How to Manage Anger in Relationships

Check out “The Dark Side of Anger: Every Couple Should Know” by Roberta Navarra, Psy.D., an article about how to manage anger when it surfaces in relationship. I have included four strategies that Dr. Navarra wrote about in his article. Please click the links below for the full article.


“When you notice that one or both of you seem to be flooded and overwhelmed, then it is important to agree to take a break from the conversation. This works best if both partners agree to a signal that it’s time to take a break from the conversation. This really works as a preventative strategy, before things escalate. One research study identified a 20-minute break on average for the parasympathetic anti-stress hormones to put the brakes on runaway emotions.

Once you both agree on how to signal a break, plan on doing anything that helps you to avoid “distress rehearsing thoughts,” playing over in your mind what just happened. Thinking about your partner and the conversation keeps the physiology going. Instead, read, take a walk, meditate, listen to the radio or podcast. Do anything that takes your mind off the incident.

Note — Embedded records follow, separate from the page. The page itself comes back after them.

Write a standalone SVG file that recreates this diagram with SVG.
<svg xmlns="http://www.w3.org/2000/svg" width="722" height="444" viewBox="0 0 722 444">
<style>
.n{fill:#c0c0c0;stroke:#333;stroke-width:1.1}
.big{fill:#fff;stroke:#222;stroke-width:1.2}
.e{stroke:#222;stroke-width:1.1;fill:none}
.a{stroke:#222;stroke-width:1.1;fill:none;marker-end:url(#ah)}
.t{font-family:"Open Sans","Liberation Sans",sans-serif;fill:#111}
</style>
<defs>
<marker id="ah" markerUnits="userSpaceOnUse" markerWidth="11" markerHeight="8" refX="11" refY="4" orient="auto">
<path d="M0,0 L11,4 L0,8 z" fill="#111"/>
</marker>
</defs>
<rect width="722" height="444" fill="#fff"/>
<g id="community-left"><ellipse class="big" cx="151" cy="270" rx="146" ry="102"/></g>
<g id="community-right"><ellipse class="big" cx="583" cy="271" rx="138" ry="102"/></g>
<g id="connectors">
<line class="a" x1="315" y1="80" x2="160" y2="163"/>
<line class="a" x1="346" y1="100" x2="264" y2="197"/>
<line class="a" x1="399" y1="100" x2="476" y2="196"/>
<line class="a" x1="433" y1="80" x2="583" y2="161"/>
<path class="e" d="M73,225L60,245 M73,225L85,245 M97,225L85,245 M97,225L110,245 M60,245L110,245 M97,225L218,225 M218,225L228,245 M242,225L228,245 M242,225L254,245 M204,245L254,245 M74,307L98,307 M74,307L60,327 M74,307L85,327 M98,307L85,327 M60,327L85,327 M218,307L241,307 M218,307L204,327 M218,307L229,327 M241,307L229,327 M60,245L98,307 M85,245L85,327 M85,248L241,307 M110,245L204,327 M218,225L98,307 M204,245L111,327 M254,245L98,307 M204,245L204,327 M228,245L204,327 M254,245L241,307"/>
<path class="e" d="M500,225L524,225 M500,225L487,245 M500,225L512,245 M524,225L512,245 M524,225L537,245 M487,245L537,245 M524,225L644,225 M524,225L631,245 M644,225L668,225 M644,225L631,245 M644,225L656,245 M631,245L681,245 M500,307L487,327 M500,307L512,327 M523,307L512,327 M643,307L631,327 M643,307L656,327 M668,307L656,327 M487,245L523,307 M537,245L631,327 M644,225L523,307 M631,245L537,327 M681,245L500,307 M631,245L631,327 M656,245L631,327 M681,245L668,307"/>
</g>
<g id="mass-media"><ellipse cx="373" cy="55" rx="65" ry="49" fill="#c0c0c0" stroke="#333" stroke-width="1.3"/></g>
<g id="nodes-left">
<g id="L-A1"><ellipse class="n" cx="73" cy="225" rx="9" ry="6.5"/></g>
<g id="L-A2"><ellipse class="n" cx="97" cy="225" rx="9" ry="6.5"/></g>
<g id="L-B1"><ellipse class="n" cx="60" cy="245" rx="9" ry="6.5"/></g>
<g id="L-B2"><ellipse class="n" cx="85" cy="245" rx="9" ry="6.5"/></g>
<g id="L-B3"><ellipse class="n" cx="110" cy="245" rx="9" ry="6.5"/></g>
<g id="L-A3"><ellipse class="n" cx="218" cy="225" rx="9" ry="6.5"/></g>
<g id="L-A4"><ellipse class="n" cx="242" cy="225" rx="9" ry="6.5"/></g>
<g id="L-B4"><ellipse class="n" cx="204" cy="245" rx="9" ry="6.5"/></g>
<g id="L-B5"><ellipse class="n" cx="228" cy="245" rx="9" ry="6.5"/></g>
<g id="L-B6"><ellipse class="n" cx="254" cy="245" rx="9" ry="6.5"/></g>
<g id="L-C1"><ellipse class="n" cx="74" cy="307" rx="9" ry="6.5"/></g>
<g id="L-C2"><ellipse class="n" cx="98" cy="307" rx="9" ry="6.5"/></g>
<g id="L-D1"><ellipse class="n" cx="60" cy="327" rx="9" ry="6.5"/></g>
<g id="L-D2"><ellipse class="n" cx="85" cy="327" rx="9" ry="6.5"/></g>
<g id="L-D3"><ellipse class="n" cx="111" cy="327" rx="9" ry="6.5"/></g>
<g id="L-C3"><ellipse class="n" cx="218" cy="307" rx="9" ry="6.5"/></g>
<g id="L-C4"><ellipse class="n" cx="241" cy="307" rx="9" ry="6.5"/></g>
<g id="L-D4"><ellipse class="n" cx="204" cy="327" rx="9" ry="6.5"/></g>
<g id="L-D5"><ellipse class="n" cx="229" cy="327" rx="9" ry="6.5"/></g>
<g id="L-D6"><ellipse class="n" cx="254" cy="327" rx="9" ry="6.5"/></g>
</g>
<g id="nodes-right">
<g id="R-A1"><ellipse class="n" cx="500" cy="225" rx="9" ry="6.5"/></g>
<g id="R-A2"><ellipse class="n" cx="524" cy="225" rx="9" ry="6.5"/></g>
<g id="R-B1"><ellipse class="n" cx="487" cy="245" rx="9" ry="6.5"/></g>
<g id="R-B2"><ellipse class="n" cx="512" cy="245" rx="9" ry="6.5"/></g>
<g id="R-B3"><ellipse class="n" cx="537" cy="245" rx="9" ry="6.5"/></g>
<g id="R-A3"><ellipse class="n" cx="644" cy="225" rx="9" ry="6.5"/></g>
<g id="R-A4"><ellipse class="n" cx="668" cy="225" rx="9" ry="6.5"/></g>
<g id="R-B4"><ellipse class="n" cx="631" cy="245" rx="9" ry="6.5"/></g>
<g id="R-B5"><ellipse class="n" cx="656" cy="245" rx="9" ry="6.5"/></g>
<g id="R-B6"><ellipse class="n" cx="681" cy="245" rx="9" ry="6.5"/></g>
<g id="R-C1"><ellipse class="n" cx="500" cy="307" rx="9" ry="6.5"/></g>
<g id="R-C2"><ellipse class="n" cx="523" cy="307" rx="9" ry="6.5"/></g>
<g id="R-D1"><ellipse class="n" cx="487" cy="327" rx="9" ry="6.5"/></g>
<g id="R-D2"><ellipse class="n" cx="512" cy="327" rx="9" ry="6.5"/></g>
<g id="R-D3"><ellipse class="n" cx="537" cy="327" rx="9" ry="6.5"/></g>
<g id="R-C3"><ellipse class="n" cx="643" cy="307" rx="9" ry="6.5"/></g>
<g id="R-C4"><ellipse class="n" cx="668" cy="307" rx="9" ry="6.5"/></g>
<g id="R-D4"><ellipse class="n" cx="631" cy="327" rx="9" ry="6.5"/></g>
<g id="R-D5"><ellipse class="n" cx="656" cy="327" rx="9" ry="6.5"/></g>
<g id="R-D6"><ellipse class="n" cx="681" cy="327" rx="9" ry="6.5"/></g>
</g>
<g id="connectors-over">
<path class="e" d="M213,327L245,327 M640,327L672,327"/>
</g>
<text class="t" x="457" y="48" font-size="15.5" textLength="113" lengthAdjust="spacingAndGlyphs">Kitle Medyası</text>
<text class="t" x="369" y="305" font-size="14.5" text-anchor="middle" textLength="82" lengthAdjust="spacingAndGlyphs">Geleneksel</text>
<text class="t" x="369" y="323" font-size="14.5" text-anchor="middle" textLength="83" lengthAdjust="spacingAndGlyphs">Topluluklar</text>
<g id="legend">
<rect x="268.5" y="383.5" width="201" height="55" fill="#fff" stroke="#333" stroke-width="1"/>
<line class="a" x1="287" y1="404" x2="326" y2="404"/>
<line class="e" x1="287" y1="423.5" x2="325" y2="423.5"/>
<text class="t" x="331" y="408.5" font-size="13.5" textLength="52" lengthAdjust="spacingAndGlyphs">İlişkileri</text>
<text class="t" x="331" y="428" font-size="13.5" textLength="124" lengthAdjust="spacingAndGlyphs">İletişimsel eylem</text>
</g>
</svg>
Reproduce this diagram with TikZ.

After you are both calm enough to have a conversation, make sure you approach each other to try again. This time things are likely to go better when the mid-brain isn’t running things.

At some point, it can be very helpful to discuss what triggers might have been pushed. “I’m guessing my strong reaction might have something to do with usually feeling ignored as a kid. I hate that feeling.” This is the time for the partner to show compassion, not judgment. A great response would be to validate your partner’s vulnerability in sharing a trigger. “I can see why my not responding to your question could really trigger that feeling.”